--- Begin DATASET EXCERPT ---

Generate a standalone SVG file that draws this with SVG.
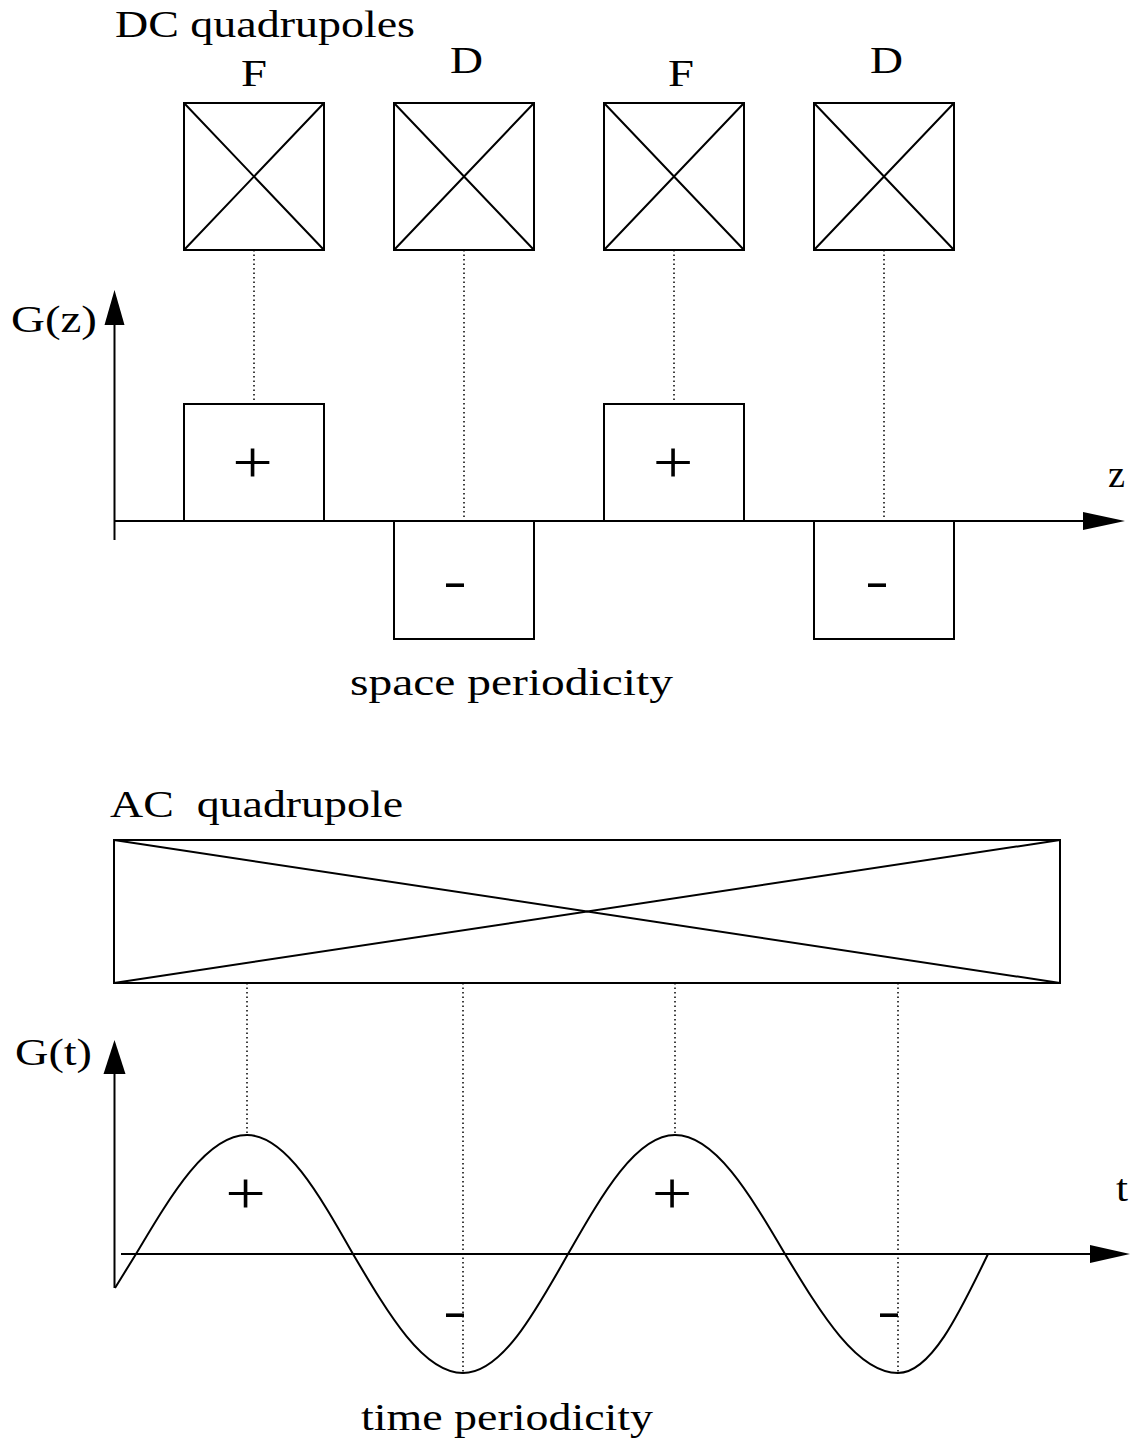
<svg xmlns="http://www.w3.org/2000/svg" width="1131" height="1442" viewBox="0 0 1131 1442">
<style>
.ln{fill:none;stroke:#000;stroke-width:2}
.dot{fill:none;stroke:#000;stroke-width:1.5;stroke-dasharray:1.5 3}
.ah{fill:#000;stroke:none}
.t{font-family:"Liberation Serif","Times New Roman",serif;font-size:38px;fill:#000}
.pl{font-family:"Liberation Serif","Times New Roman",serif;font-size:60px;fill:#000}
.mi{font-family:"Liberation Sans",Arial,sans-serif;font-size:46px;fill:#000}
</style>
<rect width="1131" height="1442" fill="#fff"/>
<defs>
<g id="xbox"><rect x="0" y="0" width="140" height="147" class="ln"/><path d="M0,0L140,147M140,0L0,147" class="ln"/></g>
</defs>

<g id="title-dc"><text class="t" x="115" y="37" textLength="300" lengthAdjust="spacingAndGlyphs">DC quadrupoles</text></g>

<g id="quad-F1"><use href="#xbox" x="184" y="103"/><text class="t" x="241" y="86" textLength="26" lengthAdjust="spacingAndGlyphs">F</text></g>
<g id="quad-D1"><use href="#xbox" x="394" y="103"/><text class="t" x="450" y="73" textLength="33" lengthAdjust="spacingAndGlyphs">D</text></g>
<g id="quad-F2"><use href="#xbox" x="604" y="103"/><text class="t" x="668" y="86" textLength="26" lengthAdjust="spacingAndGlyphs">F</text></g>
<g id="quad-D2"><use href="#xbox" x="814" y="103"/><text class="t" x="870" y="73" textLength="33" lengthAdjust="spacingAndGlyphs">D</text></g>

<g id="label-Gz"><text class="t" x="11" y="332" textLength="86" lengthAdjust="spacingAndGlyphs">G(z)</text></g>
<g id="label-z"><text class="t" x="1108" y="487" textLength="17" lengthAdjust="spacingAndGlyphs">z</text></g>

<g id="grad-plus1"><rect x="184" y="404" width="140" height="117" class="ln"/><text class="pl" text-anchor="middle" transform="translate(252.5,482) scale(1.2,1)">+</text></g>
<g id="grad-minus1"><rect x="394" y="521" width="140" height="118" class="ln"/><text class="mi" x="442.8" y="598.4" textLength="24.5" lengthAdjust="spacingAndGlyphs">-</text></g>
<g id="grad-plus2"><rect x="604" y="404" width="140" height="117" class="ln"/><text class="pl" text-anchor="middle" transform="translate(673,482) scale(1.2,1)">+</text></g>
<g id="grad-minus2"><rect x="814" y="521" width="140" height="118" class="ln"/><text class="mi" x="864.8" y="598.4" textLength="24.5" lengthAdjust="spacingAndGlyphs">-</text></g>

<g id="caption-space"><text class="t" x="350" y="695" textLength="323" lengthAdjust="spacingAndGlyphs">space periodicity</text></g>

<g id="title-ac"><text class="t" x="110" y="817" textLength="293" lengthAdjust="spacingAndGlyphs" xml:space="preserve">AC  quadrupole</text></g>
<g id="quad-AC"><rect x="114" y="840" width="946" height="143" class="ln"/><path d="M114,840L1060,983M1060,840L114,983" class="ln"/></g>

<g id="label-Gt"><text class="t" x="15" y="1065" textLength="77" lengthAdjust="spacingAndGlyphs">G(t)</text></g>
<g id="label-t"><text class="t" x="1116" y="1201" textLength="12" lengthAdjust="spacingAndGlyphs">t</text></g>

<g id="wave">
<path class="ln" d="M115,1288L136,1254C172.2,1193 207,1135 247,1135C285.2,1135 318.4,1193 353,1254C388.9,1315 423.3,1373 463,1373C500.9,1373 533.8,1315 568,1254C602.9,1193 636.4,1135 675,1135C714.7,1135 749.1,1193 785,1254C821.8,1315 857.3,1373 898,1373C930.5,1373 958.7,1315 988,1254"/>
<text class="pl" text-anchor="middle" transform="translate(245.5,1213) scale(1.2,1)">+</text>
<text class="pl" text-anchor="middle" transform="translate(672,1213) scale(1.2,1)">+</text>
<text class="mi" x="442.8" y="1328.4" textLength="24.5" lengthAdjust="spacingAndGlyphs">-</text>
<text class="mi" x="876.8" y="1328.4" textLength="24.5" lengthAdjust="spacingAndGlyphs">-</text>
</g>

<g id="caption-time"><text class="t" x="361" y="1430" textLength="292" lengthAdjust="spacingAndGlyphs">time periodicity</text></g>

<g id="connectors">
<path class="dot" d="M254,250V404M464,250V521M674,250V404M884,250V521"/>
<path class="dot" d="M247,983V1135M463,983V1373M675,983V1135M898,983V1373"/>
<path class="ln" d="M114.5,540V322"/>
<polygon class="ah" points="114.5,290 104.5,325 124.5,325"/>
<path class="ln" d="M114,521H1086"/>
<polygon class="ah" points="1125,521 1083,512 1083,530"/>
<path class="ln" d="M114.5,1288V1070"/>
<polygon class="ah" points="114.5,1040 103.5,1074 125.5,1074"/>
<path class="ln" d="M121,1254H1092"/>
<polygon class="ah" points="1130,1254 1090,1245 1090,1263"/>
</g>
</svg>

--- End DATASET EXCERPT ---

WHAT TO WORK ON: Quote in full the listing given above; the images are to be left out.

RESULT:
Generate a standalone SVG file that draws this with SVG.
<svg xmlns="http://www.w3.org/2000/svg" width="1131" height="1442" viewBox="0 0 1131 1442">
<style>
.ln{fill:none;stroke:#000;stroke-width:2}
.dot{fill:none;stroke:#000;stroke-width:1.5;stroke-dasharray:1.5 3}
.ah{fill:#000;stroke:none}
.t{font-family:"Liberation Serif","Times New Roman",serif;font-size:38px;fill:#000}
.pl{font-family:"Liberation Serif","Times New Roman",serif;font-size:60px;fill:#000}
.mi{font-family:"Liberation Sans",Arial,sans-serif;font-size:46px;fill:#000}
</style>
<rect width="1131" height="1442" fill="#fff"/>
<defs>
<g id="xbox"><rect x="0" y="0" width="140" height="147" class="ln"/><path d="M0,0L140,147M140,0L0,147" class="ln"/></g>
</defs>

<g id="title-dc"><text class="t" x="115" y="37" textLength="300" lengthAdjust="spacingAndGlyphs">DC quadrupoles</text></g>

<g id="quad-F1"><use href="#xbox" x="184" y="103"/><text class="t" x="241" y="86" textLength="26" lengthAdjust="spacingAndGlyphs">F</text></g>
<g id="quad-D1"><use href="#xbox" x="394" y="103"/><text class="t" x="450" y="73" textLength="33" lengthAdjust="spacingAndGlyphs">D</text></g>
<g id="quad-F2"><use href="#xbox" x="604" y="103"/><text class="t" x="668" y="86" textLength="26" lengthAdjust="spacingAndGlyphs">F</text></g>
<g id="quad-D2"><use href="#xbox" x="814" y="103"/><text class="t" x="870" y="73" textLength="33" lengthAdjust="spacingAndGlyphs">D</text></g>

<g id="label-Gz"><text class="t" x="11" y="332" textLength="86" lengthAdjust="spacingAndGlyphs">G(z)</text></g>
<g id="label-z"><text class="t" x="1108" y="487" textLength="17" lengthAdjust="spacingAndGlyphs">z</text></g>

<g id="grad-plus1"><rect x="184" y="404" width="140" height="117" class="ln"/><text class="pl" text-anchor="middle" transform="translate(252.5,482) scale(1.2,1)">+</text></g>
<g id="grad-minus1"><rect x="394" y="521" width="140" height="118" class="ln"/><text class="mi" x="442.8" y="598.4" textLength="24.5" lengthAdjust="spacingAndGlyphs">-</text></g>
<g id="grad-plus2"><rect x="604" y="404" width="140" height="117" class="ln"/><text class="pl" text-anchor="middle" transform="translate(673,482) scale(1.2,1)">+</text></g>
<g id="grad-minus2"><rect x="814" y="521" width="140" height="118" class="ln"/><text class="mi" x="864.8" y="598.4" textLength="24.5" lengthAdjust="spacingAndGlyphs">-</text></g>

<g id="caption-space"><text class="t" x="350" y="695" textLength="323" lengthAdjust="spacingAndGlyphs">space periodicity</text></g>

<g id="title-ac"><text class="t" x="110" y="817" textLength="293" lengthAdjust="spacingAndGlyphs" xml:space="preserve">AC  quadrupole</text></g>
<g id="quad-AC"><rect x="114" y="840" width="946" height="143" class="ln"/><path d="M114,840L1060,983M1060,840L114,983" class="ln"/></g>

<g id="label-Gt"><text class="t" x="15" y="1065" textLength="77" lengthAdjust="spacingAndGlyphs">G(t)</text></g>
<g id="label-t"><text class="t" x="1116" y="1201" textLength="12" lengthAdjust="spacingAndGlyphs">t</text></g>

<g id="wave">
<path class="ln" d="M115,1288L136,1254C172.2,1193 207,1135 247,1135C285.2,1135 318.4,1193 353,1254C388.9,1315 423.3,1373 463,1373C500.9,1373 533.8,1315 568,1254C602.9,1193 636.4,1135 675,1135C714.7,1135 749.1,1193 785,1254C821.8,1315 857.3,1373 898,1373C930.5,1373 958.7,1315 988,1254"/>
<text class="pl" text-anchor="middle" transform="translate(245.5,1213) scale(1.2,1)">+</text>
<text class="pl" text-anchor="middle" transform="translate(672,1213) scale(1.2,1)">+</text>
<text class="mi" x="442.8" y="1328.4" textLength="24.5" lengthAdjust="spacingAndGlyphs">-</text>
<text class="mi" x="876.8" y="1328.4" textLength="24.5" lengthAdjust="spacingAndGlyphs">-</text>
</g>

<g id="caption-time"><text class="t" x="361" y="1430" textLength="292" lengthAdjust="spacingAndGlyphs">time periodicity</text></g>

<g id="connectors">
<path class="dot" d="M254,250V404M464,250V521M674,250V404M884,250V521"/>
<path class="dot" d="M247,983V1135M463,983V1373M675,983V1135M898,983V1373"/>
<path class="ln" d="M114.5,540V322"/>
<polygon class="ah" points="114.5,290 104.5,325 124.5,325"/>
<path class="ln" d="M114,521H1086"/>
<polygon class="ah" points="1125,521 1083,512 1083,530"/>
<path class="ln" d="M114.5,1288V1070"/>
<polygon class="ah" points="114.5,1040 103.5,1074 125.5,1074"/>
<path class="ln" d="M121,1254H1092"/>
<polygon class="ah" points="1130,1254 1090,1245 1090,1263"/>
</g>
</svg>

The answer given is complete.